- _Aim_: What are the lines from the one with "Rebuild this chart" through the one with "const area = chart.chartArea;", inclusive? Output them exactly, and leave out the pictures.

- _Rows from a dataset of charts and code_:
** begin **

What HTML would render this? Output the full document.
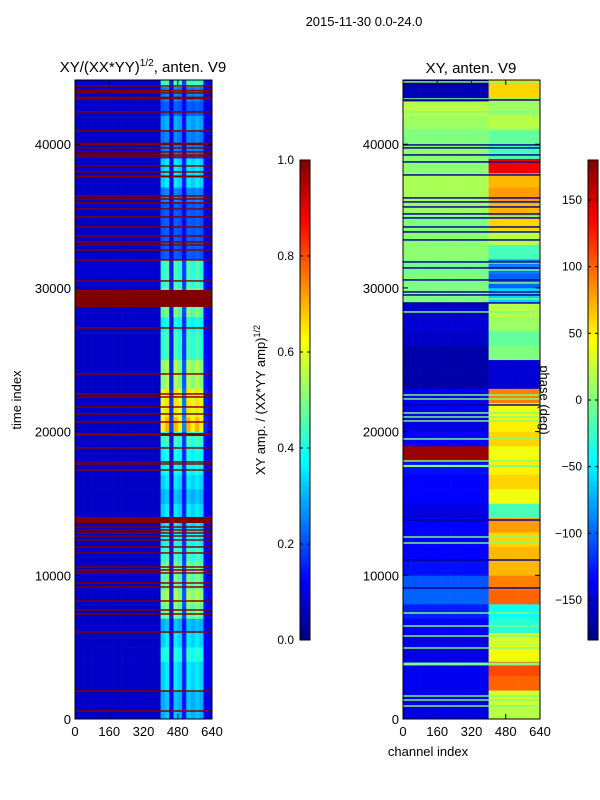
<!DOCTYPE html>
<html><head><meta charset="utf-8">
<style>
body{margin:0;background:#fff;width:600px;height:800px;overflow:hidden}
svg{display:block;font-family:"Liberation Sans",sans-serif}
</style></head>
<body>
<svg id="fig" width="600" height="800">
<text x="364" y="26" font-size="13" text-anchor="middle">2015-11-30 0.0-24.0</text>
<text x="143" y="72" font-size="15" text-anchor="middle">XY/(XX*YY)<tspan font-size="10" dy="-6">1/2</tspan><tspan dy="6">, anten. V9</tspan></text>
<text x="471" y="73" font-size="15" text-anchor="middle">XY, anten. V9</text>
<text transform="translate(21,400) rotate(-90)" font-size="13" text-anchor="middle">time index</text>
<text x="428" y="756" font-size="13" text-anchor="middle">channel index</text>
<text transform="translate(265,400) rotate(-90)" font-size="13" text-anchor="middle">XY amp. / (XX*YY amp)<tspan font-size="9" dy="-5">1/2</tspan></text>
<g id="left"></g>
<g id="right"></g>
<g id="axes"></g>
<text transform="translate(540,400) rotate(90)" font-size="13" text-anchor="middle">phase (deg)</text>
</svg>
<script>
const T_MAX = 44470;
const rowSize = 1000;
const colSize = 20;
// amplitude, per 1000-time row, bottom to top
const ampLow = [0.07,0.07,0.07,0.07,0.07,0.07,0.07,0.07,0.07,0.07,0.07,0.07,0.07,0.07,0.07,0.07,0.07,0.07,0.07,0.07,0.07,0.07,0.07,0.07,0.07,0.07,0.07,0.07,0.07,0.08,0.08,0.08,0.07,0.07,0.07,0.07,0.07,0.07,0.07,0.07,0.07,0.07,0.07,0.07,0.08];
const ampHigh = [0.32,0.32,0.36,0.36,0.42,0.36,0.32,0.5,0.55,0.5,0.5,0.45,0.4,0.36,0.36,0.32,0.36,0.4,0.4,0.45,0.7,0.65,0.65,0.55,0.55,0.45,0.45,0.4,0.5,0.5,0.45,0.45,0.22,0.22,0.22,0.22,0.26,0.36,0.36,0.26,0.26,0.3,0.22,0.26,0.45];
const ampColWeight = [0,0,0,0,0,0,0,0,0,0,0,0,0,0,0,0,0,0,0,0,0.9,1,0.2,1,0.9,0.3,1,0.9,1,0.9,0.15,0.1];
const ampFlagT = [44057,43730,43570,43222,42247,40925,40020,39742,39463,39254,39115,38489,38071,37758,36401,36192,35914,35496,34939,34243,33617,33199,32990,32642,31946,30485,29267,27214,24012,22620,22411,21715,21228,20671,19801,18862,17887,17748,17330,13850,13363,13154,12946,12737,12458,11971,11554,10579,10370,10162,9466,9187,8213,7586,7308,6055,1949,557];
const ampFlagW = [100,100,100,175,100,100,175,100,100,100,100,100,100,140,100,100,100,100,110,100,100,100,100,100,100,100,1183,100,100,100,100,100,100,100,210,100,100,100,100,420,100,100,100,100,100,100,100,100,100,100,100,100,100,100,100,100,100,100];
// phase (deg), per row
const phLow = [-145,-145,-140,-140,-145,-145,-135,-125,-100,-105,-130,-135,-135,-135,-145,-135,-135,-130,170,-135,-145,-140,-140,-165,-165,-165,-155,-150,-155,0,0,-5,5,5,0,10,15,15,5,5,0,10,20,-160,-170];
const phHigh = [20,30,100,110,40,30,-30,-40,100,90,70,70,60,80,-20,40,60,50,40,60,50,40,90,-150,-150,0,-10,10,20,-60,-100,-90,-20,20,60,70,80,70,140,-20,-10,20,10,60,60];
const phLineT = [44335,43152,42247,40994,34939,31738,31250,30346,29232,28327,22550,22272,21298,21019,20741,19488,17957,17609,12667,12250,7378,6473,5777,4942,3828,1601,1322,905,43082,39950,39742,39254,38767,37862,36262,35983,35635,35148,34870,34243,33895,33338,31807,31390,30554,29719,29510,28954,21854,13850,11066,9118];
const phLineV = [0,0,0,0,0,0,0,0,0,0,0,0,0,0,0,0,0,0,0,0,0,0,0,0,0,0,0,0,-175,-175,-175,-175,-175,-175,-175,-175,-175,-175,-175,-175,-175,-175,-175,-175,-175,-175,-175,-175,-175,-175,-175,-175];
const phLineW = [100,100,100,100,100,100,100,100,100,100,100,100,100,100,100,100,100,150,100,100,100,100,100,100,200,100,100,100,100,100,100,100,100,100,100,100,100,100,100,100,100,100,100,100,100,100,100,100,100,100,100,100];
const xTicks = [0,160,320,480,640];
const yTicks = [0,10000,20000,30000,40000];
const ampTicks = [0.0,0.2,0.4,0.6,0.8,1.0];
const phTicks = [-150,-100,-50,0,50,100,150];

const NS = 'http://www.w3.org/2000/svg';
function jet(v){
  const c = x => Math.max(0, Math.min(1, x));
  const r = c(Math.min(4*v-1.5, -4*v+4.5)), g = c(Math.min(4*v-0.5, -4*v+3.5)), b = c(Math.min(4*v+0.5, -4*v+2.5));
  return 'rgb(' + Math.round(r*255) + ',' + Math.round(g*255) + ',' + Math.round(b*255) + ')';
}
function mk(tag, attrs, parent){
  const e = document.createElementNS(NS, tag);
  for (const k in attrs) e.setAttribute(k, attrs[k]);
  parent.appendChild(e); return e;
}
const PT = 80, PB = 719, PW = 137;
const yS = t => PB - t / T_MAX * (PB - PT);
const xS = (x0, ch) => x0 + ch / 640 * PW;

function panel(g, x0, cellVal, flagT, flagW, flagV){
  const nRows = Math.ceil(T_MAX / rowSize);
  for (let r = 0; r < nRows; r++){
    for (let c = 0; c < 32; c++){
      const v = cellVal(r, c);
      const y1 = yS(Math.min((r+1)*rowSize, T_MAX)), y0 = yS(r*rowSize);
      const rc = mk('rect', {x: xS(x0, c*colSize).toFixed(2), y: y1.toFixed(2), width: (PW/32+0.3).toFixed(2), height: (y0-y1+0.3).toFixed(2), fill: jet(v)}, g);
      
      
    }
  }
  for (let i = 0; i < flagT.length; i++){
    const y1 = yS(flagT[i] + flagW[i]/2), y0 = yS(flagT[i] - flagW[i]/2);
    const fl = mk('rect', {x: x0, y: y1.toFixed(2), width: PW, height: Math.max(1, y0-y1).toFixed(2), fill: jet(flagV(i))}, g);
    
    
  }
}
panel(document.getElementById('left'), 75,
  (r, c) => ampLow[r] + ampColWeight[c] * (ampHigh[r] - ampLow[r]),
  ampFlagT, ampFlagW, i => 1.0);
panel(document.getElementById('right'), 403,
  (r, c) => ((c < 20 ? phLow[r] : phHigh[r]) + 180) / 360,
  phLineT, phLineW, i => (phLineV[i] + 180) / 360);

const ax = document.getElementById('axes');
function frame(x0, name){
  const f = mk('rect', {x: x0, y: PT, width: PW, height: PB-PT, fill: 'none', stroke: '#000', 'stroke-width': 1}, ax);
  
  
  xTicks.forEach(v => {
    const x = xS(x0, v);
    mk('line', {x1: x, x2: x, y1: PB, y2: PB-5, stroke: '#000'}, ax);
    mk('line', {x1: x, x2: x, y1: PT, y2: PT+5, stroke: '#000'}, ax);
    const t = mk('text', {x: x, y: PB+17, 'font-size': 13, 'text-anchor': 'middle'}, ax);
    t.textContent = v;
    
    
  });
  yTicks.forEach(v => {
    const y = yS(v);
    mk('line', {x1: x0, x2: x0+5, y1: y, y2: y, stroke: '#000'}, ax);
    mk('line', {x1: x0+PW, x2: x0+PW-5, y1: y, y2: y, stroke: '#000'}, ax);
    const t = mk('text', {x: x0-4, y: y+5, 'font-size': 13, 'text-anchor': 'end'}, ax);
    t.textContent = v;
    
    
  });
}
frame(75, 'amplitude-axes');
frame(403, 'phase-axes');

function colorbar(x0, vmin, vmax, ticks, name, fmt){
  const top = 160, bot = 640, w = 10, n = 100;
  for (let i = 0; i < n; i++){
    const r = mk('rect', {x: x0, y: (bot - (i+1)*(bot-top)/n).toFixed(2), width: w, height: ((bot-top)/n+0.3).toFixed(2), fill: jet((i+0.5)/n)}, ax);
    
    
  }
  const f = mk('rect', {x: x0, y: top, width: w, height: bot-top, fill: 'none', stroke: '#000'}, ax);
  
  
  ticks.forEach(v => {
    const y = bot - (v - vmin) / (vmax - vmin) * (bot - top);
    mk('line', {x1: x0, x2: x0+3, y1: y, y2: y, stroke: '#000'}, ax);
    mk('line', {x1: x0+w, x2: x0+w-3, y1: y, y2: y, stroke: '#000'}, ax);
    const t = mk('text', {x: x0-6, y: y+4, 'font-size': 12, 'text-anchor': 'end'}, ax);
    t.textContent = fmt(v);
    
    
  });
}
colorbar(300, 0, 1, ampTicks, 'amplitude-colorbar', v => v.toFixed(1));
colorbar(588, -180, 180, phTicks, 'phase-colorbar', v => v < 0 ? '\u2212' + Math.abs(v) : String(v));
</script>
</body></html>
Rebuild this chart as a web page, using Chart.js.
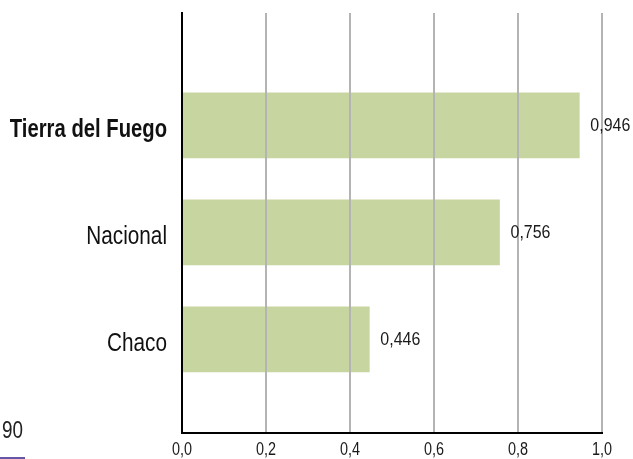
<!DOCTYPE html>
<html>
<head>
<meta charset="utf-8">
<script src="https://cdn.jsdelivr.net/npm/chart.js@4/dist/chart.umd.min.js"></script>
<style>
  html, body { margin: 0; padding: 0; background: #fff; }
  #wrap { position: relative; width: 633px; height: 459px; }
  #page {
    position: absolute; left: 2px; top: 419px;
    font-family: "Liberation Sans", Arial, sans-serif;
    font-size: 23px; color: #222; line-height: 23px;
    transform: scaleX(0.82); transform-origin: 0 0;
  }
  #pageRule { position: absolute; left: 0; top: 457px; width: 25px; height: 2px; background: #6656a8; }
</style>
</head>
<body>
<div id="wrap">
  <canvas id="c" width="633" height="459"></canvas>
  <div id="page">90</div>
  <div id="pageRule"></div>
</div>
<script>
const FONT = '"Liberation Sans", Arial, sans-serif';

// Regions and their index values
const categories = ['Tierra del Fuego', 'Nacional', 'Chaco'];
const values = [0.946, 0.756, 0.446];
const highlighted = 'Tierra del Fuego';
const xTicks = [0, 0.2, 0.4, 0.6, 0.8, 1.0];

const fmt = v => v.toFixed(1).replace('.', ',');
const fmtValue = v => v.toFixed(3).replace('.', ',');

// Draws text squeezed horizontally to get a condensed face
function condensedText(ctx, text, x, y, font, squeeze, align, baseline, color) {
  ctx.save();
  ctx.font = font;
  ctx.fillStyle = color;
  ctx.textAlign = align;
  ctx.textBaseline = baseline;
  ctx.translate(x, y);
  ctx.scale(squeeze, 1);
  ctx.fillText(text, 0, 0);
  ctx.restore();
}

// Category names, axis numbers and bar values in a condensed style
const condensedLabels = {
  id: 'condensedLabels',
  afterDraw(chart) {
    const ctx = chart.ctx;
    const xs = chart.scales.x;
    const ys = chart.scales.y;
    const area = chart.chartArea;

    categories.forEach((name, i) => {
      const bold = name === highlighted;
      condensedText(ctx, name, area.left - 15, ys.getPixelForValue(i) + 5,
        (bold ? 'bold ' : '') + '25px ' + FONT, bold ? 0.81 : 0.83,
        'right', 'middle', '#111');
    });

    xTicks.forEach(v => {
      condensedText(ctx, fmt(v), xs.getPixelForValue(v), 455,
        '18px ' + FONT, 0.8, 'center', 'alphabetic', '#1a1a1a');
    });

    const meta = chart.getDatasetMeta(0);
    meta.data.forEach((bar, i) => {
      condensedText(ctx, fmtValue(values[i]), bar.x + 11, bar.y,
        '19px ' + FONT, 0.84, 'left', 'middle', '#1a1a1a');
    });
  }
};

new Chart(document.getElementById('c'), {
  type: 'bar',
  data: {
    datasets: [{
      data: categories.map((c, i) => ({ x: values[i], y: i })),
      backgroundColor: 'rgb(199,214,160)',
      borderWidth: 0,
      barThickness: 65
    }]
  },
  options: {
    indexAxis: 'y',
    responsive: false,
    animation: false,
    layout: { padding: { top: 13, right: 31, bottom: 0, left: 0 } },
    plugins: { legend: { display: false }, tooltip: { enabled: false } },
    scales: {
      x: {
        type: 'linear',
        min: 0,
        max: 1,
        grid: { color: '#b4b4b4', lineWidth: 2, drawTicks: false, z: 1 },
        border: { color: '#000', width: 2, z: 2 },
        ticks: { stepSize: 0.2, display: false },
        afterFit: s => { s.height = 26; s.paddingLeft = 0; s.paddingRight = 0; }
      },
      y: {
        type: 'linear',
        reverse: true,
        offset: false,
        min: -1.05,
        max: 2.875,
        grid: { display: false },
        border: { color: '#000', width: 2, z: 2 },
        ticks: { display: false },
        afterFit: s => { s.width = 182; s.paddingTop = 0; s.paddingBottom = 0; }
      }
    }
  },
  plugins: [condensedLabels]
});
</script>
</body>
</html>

** end **

- _Written answer_:
Rebuild this chart as a web page, using Chart.js.
<!DOCTYPE html>
<html>
<head>
<meta charset="utf-8">
<script src="https://cdn.jsdelivr.net/npm/chart.js@4/dist/chart.umd.min.js"></script>
<style>
  html, body { margin: 0; padding: 0; background: #fff; }
  #wrap { position: relative; width: 633px; height: 459px; }
  #page {
    position: absolute; left: 2px; top: 419px;
    font-family: "Liberation Sans", Arial, sans-serif;
    font-size: 23px; color: #222; line-height: 23px;
    transform: scaleX(0.82); transform-origin: 0 0;
  }
  #pageRule { position: absolute; left: 0; top: 457px; width: 25px; height: 2px; background: #6656a8; }
</style>
</head>
<body>
<div id="wrap">
  <canvas id="c" width="633" height="459"></canvas>
  <div id="page">90</div>
  <div id="pageRule"></div>
</div>
<script>
const FONT = '"Liberation Sans", Arial, sans-serif';

// Regions and their index values
const categories = ['Tierra del Fuego', 'Nacional', 'Chaco'];
const values = [0.946, 0.756, 0.446];
const highlighted = 'Tierra del Fuego';
const xTicks = [0, 0.2, 0.4, 0.6, 0.8, 1.0];

const fmt = v => v.toFixed(1).replace('.', ',');
const fmtValue = v => v.toFixed(3).replace('.', ',');

// Draws text squeezed horizontally to get a condensed face
function condensedText(ctx, text, x, y, font, squeeze, align, baseline, color) {
  ctx.save();
  ctx.font = font;
  ctx.fillStyle = color;
  ctx.textAlign = align;
  ctx.textBaseline = baseline;
  ctx.translate(x, y);
  ctx.scale(squeeze, 1);
  ctx.fillText(text, 0, 0);
  ctx.restore();
}

// Category names, axis numbers and bar values in a condensed style
const condensedLabels = {
  id: 'condensedLabels',
  afterDraw(chart) {
    const ctx = chart.ctx;
    const xs = chart.scales.x;
    const ys = chart.scales.y;
    const area = chart.chartArea;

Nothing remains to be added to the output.